— start of Dataset extract —

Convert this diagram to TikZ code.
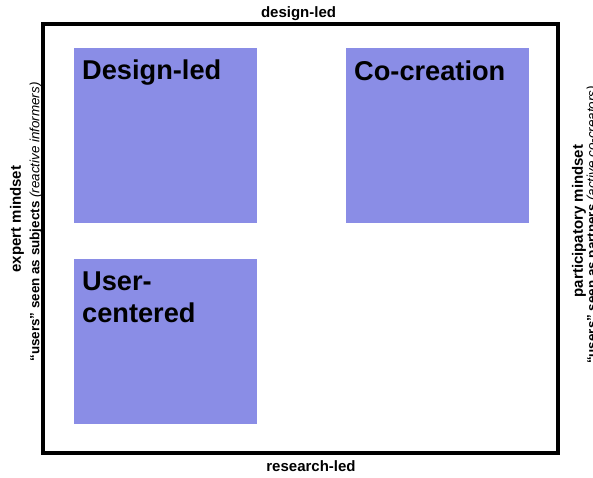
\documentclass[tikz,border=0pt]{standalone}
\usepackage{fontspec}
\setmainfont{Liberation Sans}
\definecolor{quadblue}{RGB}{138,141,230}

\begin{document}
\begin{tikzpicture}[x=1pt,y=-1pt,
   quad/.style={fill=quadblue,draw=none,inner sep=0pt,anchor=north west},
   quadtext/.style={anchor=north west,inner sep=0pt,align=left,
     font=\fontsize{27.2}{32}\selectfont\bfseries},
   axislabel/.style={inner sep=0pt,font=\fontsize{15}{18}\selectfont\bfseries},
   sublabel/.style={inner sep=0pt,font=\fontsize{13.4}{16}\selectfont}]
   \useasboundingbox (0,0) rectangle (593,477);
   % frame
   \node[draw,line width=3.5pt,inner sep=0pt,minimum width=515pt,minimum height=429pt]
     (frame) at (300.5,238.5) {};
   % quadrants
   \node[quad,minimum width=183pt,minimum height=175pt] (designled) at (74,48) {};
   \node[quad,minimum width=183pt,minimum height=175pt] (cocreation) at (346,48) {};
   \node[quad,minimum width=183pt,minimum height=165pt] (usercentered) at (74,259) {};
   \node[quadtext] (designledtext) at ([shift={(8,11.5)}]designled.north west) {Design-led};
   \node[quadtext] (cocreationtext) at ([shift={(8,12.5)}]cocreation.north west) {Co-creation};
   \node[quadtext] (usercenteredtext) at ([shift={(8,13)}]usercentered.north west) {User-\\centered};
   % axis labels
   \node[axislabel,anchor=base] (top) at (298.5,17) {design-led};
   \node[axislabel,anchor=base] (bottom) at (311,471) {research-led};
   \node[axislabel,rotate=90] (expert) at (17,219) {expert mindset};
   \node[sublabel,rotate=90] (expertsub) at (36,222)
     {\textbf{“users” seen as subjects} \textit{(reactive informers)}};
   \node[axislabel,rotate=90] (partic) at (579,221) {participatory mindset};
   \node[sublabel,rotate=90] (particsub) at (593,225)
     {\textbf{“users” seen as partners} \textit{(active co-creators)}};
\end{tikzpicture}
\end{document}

— end of Dataset extract —

Problem requirements: Every line above should be repeated exactly; pictures stay out of the copy.

Finished task:
Convert this diagram to TikZ code.
\documentclass[tikz,border=0pt]{standalone}
\usepackage{fontspec}
\setmainfont{Liberation Sans}
\definecolor{quadblue}{RGB}{138,141,230}

\begin{document}
\begin{tikzpicture}[x=1pt,y=-1pt,
   quad/.style={fill=quadblue,draw=none,inner sep=0pt,anchor=north west},
   quadtext/.style={anchor=north west,inner sep=0pt,align=left,
     font=\fontsize{27.2}{32}\selectfont\bfseries},
   axislabel/.style={inner sep=0pt,font=\fontsize{15}{18}\selectfont\bfseries},
   sublabel/.style={inner sep=0pt,font=\fontsize{13.4}{16}\selectfont}]
   \useasboundingbox (0,0) rectangle (593,477);
   % frame
   \node[draw,line width=3.5pt,inner sep=0pt,minimum width=515pt,minimum height=429pt]
     (frame) at (300.5,238.5) {};
   % quadrants
   \node[quad,minimum width=183pt,minimum height=175pt] (designled) at (74,48) {};
   \node[quad,minimum width=183pt,minimum height=175pt] (cocreation) at (346,48) {};
   \node[quad,minimum width=183pt,minimum height=165pt] (usercentered) at (74,259) {};
   \node[quadtext] (designledtext) at ([shift={(8,11.5)}]designled.north west) {Design-led};
   \node[quadtext] (cocreationtext) at ([shift={(8,12.5)}]cocreation.north west) {Co-creation};
   \node[quadtext] (usercenteredtext) at ([shift={(8,13)}]usercentered.north west) {User-\\centered};
   % axis labels
   \node[axislabel,anchor=base] (top) at (298.5,17) {design-led};
   \node[axislabel,anchor=base] (bottom) at (311,471) {research-led};
   \node[axislabel,rotate=90] (expert) at (17,219) {expert mindset};
   \node[sublabel,rotate=90] (expertsub) at (36,222)
     {\textbf{“users” seen as subjects} \textit{(reactive informers)}};
   \node[axislabel,rotate=90] (partic) at (579,221) {participatory mindset};
   \node[sublabel,rotate=90] (particsub) at (593,225)
     {\textbf{“users” seen as partners} \textit{(active co-creators)}};
\end{tikzpicture}
\end{document}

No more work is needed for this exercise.